Bonjour Mao-Tsé-Toung, et merci pour votre accueil bienveillant, cependant je ne suis qu’un amateur.
Vous avez
raison de poser des questions sur le sens des mots, un raisonnement
philosophique devrait commencer par définir ses concepts, comme on définit les
outils, leur usage, les unités et les grandeurs physiques.
Permettez-moi
d’ajouter que votre démarche critique est de nature philosophique et relève de
la philosophie des sciences ; et ceci indépendamment des mots que vous
utilisez, du sens que vous leur donnez, et quand bien même vous n’auriez lu
aucun ouvrage de philosophie.
L’existence de la matière indépendamment
de la pensée n’a rien à
voir ni avec Nietzsche ni avec Onfray, c’est simplement la conception matérialiste
du monde. Elle s’oppose à l’idéalisme selon lequel l’existence de la matière dépend
de la pensée (idéalisme et matérialisme au sens philosophique et non au sens moral
ou éthique, de désintéressement ou de cupidité et d’hédonisme, comme on l’entend
habituellement).
La pensée
prend naissance dans les synapses et les neurones du cerveau. Elle peut en retour
modifier, transformer la matière, à la condition d’utiliser la matière
elle-même et d’appliquer ses lois. Mais la pensée ne crée pas la matière et ne
la supprime pas non plus.
Vous connaissez
la thèse de certains physiciens selon laquelle la matière n’existe que dans le
cadre de l’expérience. Elle repose sur la modification des phénomènes physiques
causée par leur « observation ». Or l’observation n’est pas un pur
processus de pensée mais elle utilise aussi la matière, par exemple un rayon
lumineux, et c’est l’interaction entre ce rayon et le photon observé qui
produit la modification du phénomène, l’annihilation de la diffraction, l’incertitude
de la mesure etc. et non la pensée pure ou l’observateur.
A une autre
échelle prenons un marteau pour « observer » l’intérieur d’une cruche
et …miracle de « l’observation » : elle a transformé la cruche
en un tas de débris !
Heisenberg
écrivait :
« Il
me semble, me mit en garde Einstein, que votre pensée s’oriente maintenant dans
une direction très dangereuse.

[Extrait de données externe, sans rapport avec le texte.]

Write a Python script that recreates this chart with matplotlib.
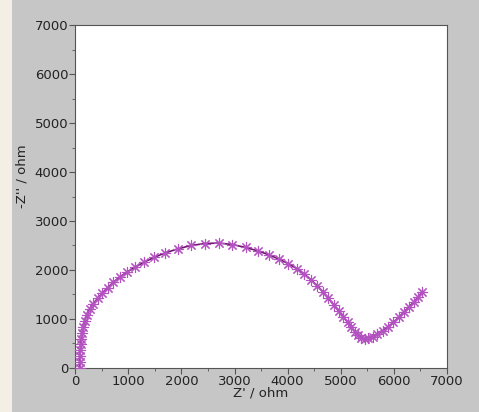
import matplotlib.pyplot as plt
from matplotlib.patches import Rectangle
from matplotlib.ticker import MultipleLocator

# Nyquist data (ohm)
z_real = [90, 90, 92, 96, 102, 112, 128, 150, 180, 220, 270, 340, 420, 510, 610,
          720, 840, 980, 1130, 1300, 1490, 1700, 1930, 2180, 2440, 2700, 2960, 3210,
          3440, 3650, 3840, 4010, 4170, 4310, 4440, 4560, 4670, 4770, 4870, 4960,
          5050, 5130, 5200, 5270, 5330, 5390, 5450, 5520, 5600, 5690, 5790, 5890,
          5990, 6090, 6190, 6290, 6380, 6460, 6530]
z_imag = [0, 120, 240, 360, 480, 600, 720, 840, 960, 1080, 1200, 1310, 1420, 1530, 1640,
          1750, 1860, 1960, 2060, 2160, 2260, 2350, 2430, 2500, 2540, 2550, 2520, 2460,
          2390, 2310, 2220, 2130, 2030, 1920, 1800, 1680, 1550, 1420, 1290, 1160,
          1040, 930, 830, 740, 670, 620, 600, 610, 640, 690, 760, 840,
          930, 1030, 1140, 1250, 1350, 1450, 1550]

plt.rcParams['font.family'] = 'DejaVu Sans'

fig = plt.figure(figsize=(4.79, 4.12), dpi=100)
fig.patch.set_facecolor('#c6c6c6')
# pale strip on the left edge (slide background)
fig.patches.append(Rectangle((0, 0), 12 / 479, 1, transform=fig.transFigure,
                             facecolor='#f3efe4', edgecolor='none', zorder=0))

ax = fig.add_axes([0.157, 0.107, 0.776, 0.832])
ax.set_facecolor('white')

ax.plot(z_real, z_imag, color='#6e166e', lw=1.2, zorder=2)
ax.plot(z_real, z_imag, ls='none', marker=(8, 2, 0), markersize=8,
        markeredgecolor='#b352c0', markeredgewidth=0.8, zorder=3)

ax.set_xlim(0, 7000)
ax.set_ylim(0, 7000)
ax.xaxis.set_major_locator(MultipleLocator(1000))
ax.yaxis.set_major_locator(MultipleLocator(1000))
ax.xaxis.set_minor_locator(MultipleLocator(500))
ax.yaxis.set_minor_locator(MultipleLocator(500))
ax.tick_params(which='major', direction='out', length=4, width=0.8, color='#555555',
               labelsize=9.5, labelcolor='#222222', pad=1, top=False, right=False)
ax.tick_params(which='minor', direction='out', length=2, width=0.6, color='#555555',
               top=False, right=False)

for s in ax.spines.values():
    s.set_color('#555555')
    s.set_linewidth(0.8)

ax.set_xlabel("Z' / ohm", fontsize=9.5, color='#222222', labelpad=-1)
ax.set_ylabel("-Z'' / ohm", fontsize=9.5, color='#222222')
ax.yaxis.set_label_coords(-0.125, 0.56)

fig.savefig('out.png', dpi=100, facecolor=fig.get_facecolor())
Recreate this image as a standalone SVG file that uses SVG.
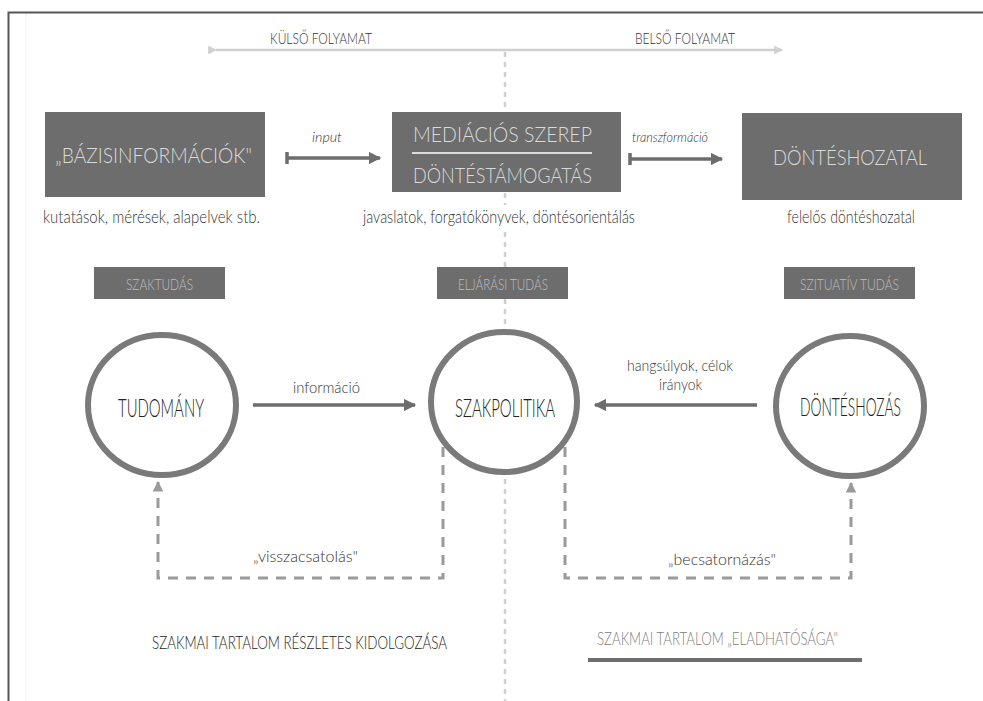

Car tout d’un coup, vous vous mettez à parler de
ce que l’on sait de la nature, et non pas de ce qu’elle fait effectivement.
Mais dans les sciences, il ne peut s’agir que de mettre en évidence ce que la
nature fait vraiment. Il pourrait très bien se faire, en effet, que vous et moi
ayons des notions différentes de la nature. Mais qui donc cela peut-il
intéresser ? Vous et moi peut-être. Mais, pour tous les autres, cela n’a aucune
importance. Donc, si votre théorie est juste, vous devrez me dire un jour ce
que fait l’atome lorsqu’il passe d’un état à un autre en émettant de la
lumière. »
Mon hypothèse
de départ est donc que la matière et ses transformations existent
indépendamment de la pensée, y compris lorsque le laborantin prend sa retraite.
Les manifestations
contradictoires de la réalité
J’utilise volontairement le concept de contradiction et non de paradoxe.
Le paradoxe va à l’encontre des idées reçues et implique un sujet : on en
reviendrait à la conception idéaliste, anthropocentriste, que critiquait
Einstein justement.
Deuxièmement, on parle ordinairement de « contradiction » à
propos du débat d’idées. C’est un point de vue restrictif. J’utilise le concept
de contradiction au sens général, y compris pour désigner les oppositions au
sein de la matière elle-même, oppositions ou contradictions qui sont à la
source de ses transformations, et cela avec ou sans « observateur ».
En philosophie c’est la dialectique, non pas idéaliste comme l’entendait Hegel, mais matérialiste comme la
définissait K. Marx : il a utilisé le matérialisme-dialectique pour
analyser le Capital, et son ami Engels l’a utilisé aussi dans « Dialectique
de la nature ».
Je vous invite à lire cet essai sur le matérialisme-dialectique « Contrairement
à une opinion répandue le soleil brille aussi la nuit », qui traite
entre autres de certains paradigmes que vous critiquez dans vos articles.
La contradiction dans la matière s’observe à toutes les échelles, sous
forme d’attraction-répulsion, de polarité, de moment cinétique, de transition
de phase, de sinusoïde, d’énergie potentielle-cinétique, d’onde-particule, d’émission-absorption
de photon, de rétroaction positive ou négative, d’inhibition et inhibition de l’inhibition,
de division cellulaire ou de reproduction, etc.
La forme change mais la cause profonde des transformations réside dans
les oppositions internes de la matière.